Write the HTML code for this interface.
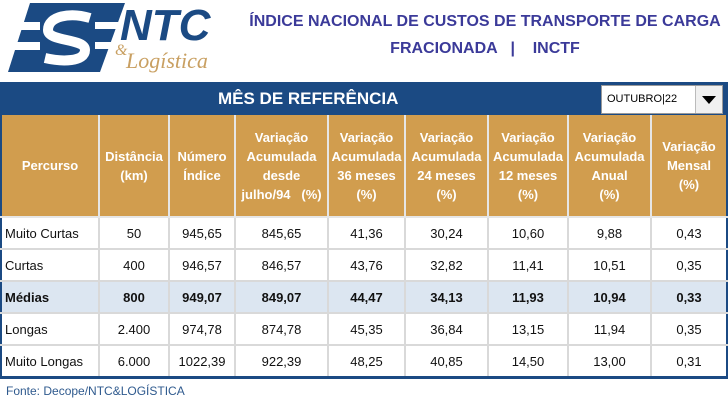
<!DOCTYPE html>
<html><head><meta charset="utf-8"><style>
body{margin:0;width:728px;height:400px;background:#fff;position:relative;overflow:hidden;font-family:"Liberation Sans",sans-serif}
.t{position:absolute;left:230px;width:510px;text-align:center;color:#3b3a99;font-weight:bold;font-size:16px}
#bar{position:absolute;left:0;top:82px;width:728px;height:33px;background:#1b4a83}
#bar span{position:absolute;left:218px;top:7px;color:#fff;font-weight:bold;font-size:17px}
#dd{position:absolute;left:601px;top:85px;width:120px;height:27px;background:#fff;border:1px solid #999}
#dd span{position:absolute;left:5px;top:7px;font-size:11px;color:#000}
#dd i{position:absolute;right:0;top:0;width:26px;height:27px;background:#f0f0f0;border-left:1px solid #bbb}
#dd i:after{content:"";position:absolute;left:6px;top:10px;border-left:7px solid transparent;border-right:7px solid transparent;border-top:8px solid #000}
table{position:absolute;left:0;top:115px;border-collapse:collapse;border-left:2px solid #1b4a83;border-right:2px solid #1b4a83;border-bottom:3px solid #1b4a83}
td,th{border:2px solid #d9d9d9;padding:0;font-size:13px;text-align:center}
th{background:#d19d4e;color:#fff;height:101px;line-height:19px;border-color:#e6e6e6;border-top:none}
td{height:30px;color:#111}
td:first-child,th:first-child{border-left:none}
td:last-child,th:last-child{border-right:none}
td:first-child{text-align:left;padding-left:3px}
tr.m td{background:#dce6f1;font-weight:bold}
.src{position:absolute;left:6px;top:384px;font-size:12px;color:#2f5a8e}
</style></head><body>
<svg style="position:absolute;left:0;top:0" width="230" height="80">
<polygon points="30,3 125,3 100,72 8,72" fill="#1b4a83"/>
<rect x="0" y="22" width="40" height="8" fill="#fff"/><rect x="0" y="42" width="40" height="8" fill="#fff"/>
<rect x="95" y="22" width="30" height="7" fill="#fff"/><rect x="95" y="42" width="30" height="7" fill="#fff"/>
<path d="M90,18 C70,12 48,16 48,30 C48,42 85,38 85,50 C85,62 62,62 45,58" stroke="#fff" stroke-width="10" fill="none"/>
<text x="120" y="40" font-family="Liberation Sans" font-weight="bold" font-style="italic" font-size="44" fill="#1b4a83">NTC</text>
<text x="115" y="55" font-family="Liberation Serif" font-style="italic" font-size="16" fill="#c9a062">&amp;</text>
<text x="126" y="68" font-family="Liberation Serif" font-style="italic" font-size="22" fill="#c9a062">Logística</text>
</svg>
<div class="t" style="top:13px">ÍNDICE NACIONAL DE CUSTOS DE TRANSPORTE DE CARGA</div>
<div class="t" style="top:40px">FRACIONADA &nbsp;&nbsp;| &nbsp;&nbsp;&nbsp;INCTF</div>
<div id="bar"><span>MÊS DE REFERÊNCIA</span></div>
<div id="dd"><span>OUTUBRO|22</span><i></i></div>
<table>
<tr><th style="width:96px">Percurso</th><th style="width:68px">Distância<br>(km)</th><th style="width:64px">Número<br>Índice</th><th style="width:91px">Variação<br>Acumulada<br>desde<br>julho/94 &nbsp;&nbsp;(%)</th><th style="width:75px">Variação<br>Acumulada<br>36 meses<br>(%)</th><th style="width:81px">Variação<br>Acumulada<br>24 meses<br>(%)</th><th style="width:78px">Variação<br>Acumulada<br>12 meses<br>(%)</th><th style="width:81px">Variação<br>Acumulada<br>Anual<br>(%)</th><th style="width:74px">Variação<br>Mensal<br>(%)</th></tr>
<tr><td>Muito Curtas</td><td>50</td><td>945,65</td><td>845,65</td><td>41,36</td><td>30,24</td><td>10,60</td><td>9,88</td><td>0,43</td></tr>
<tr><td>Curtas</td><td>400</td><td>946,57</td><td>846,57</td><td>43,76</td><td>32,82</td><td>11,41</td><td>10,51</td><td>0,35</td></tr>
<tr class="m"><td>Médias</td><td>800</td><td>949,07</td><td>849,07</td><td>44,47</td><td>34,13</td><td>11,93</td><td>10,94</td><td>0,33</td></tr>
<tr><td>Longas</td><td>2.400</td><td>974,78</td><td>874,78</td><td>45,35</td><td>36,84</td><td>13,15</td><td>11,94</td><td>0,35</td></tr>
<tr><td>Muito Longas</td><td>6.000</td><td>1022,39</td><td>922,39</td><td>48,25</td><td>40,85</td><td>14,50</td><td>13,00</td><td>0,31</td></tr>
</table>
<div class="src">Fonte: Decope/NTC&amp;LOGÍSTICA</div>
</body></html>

———

# EXERCISE GOAL
Quote the data above in full and without alteration; skip the pictures.

# EXERCISE OUTPUT
Write the HTML code for this interface.
<!DOCTYPE html>
<html><head><meta charset="utf-8"><style>
body{margin:0;width:728px;height:400px;background:#fff;position:relative;overflow:hidden;font-family:"Liberation Sans",sans-serif}
.t{position:absolute;left:230px;width:510px;text-align:center;color:#3b3a99;font-weight:bold;font-size:16px}
#bar{position:absolute;left:0;top:82px;width:728px;height:33px;background:#1b4a83}
#bar span{position:absolute;left:218px;top:7px;color:#fff;font-weight:bold;font-size:17px}
#dd{position:absolute;left:601px;top:85px;width:120px;height:27px;background:#fff;border:1px solid #999}
#dd span{position:absolute;left:5px;top:7px;font-size:11px;color:#000}
#dd i{position:absolute;right:0;top:0;width:26px;height:27px;background:#f0f0f0;border-left:1px solid #bbb}
#dd i:after{content:"";position:absolute;left:6px;top:10px;border-left:7px solid transparent;border-right:7px solid transparent;border-top:8px solid #000}
table{position:absolute;left:0;top:115px;border-collapse:collapse;border-left:2px solid #1b4a83;border-right:2px solid #1b4a83;border-bottom:3px solid #1b4a83}
td,th{border:2px solid #d9d9d9;padding:0;font-size:13px;text-align:center}
th{background:#d19d4e;color:#fff;height:101px;line-height:19px;border-color:#e6e6e6;border-top:none}
td{height:30px;color:#111}
td:first-child,th:first-child{border-left:none}
td:last-child,th:last-child{border-right:none}
td:first-child{text-align:left;padding-left:3px}
tr.m td{background:#dce6f1;font-weight:bold}
.src{position:absolute;left:6px;top:384px;font-size:12px;color:#2f5a8e}
</style></head><body>
<svg style="position:absolute;left:0;top:0" width="230" height="80">
<polygon points="30,3 125,3 100,72 8,72" fill="#1b4a83"/>
<rect x="0" y="22" width="40" height="8" fill="#fff"/><rect x="0" y="42" width="40" height="8" fill="#fff"/>
<rect x="95" y="22" width="30" height="7" fill="#fff"/><rect x="95" y="42" width="30" height="7" fill="#fff"/>
<path d="M90,18 C70,12 48,16 48,30 C48,42 85,38 85,50 C85,62 62,62 45,58" stroke="#fff" stroke-width="10" fill="none"/>
<text x="120" y="40" font-family="Liberation Sans" font-weight="bold" font-style="italic" font-size="44" fill="#1b4a83">NTC</text>
<text x="115" y="55" font-family="Liberation Serif" font-style="italic" font-size="16" fill="#c9a062">&amp;</text>
<text x="126" y="68" font-family="Liberation Serif" font-style="italic" font-size="22" fill="#c9a062">Logística</text>
</svg>
<div class="t" style="top:13px">ÍNDICE NACIONAL DE CUSTOS DE TRANSPORTE DE CARGA</div>
<div class="t" style="top:40px">FRACIONADA &nbsp;&nbsp;| &nbsp;&nbsp;&nbsp;INCTF</div>
<div id="bar"><span>MÊS DE REFERÊNCIA</span></div>
<div id="dd"><span>OUTUBRO|22</span><i></i></div>
<table>
<tr><th style="width:96px">Percurso</th><th style="width:68px">Distância<br>(km)</th><th style="width:64px">Número<br>Índice</th><th style="width:91px">Variação<br>Acumulada<br>desde<br>julho/94 &nbsp;&nbsp;(%)</th><th style="width:75px">Variação<br>Acumulada<br>36 meses<br>(%)</th><th style="width:81px">Variação<br>Acumulada<br>24 meses<br>(%)</th><th style="width:78px">Variação<br>Acumulada<br>12 meses<br>(%)</th><th style="width:81px">Variação<br>Acumulada<br>Anual<br>(%)</th><th style="width:74px">Variação<br>Mensal<br>(%)</th></tr>
<tr><td>Muito Curtas</td><td>50</td><td>945,65</td><td>845,65</td><td>41,36</td><td>30,24</td><td>10,60</td><td>9,88</td><td>0,43</td></tr>
<tr><td>Curtas</td><td>400</td><td>946,57</td><td>846,57</td><td>43,76</td><td>32,82</td><td>11,41</td><td>10,51</td><td>0,35</td></tr>
<tr class="m"><td>Médias</td><td>800</td><td>949,07</td><td>849,07</td><td>44,47</td><td>34,13</td><td>11,93</td><td>10,94</td><td>0,33</td></tr>
<tr><td>Longas</td><td>2.400</td><td>974,78</td><td>874,78</td><td>45,35</td><td>36,84</td><td>13,15</td><td>11,94</td><td>0,35</td></tr>
<tr><td>Muito Longas</td><td>6.000</td><td>1022,39</td><td>922,39</td><td>48,25</td><td>40,85</td><td>14,50</td><td>13,00</td><td>0,31</td></tr>
</table>
<div class="src">Fonte: Decope/NTC&amp;LOGÍSTICA</div>
</body></html>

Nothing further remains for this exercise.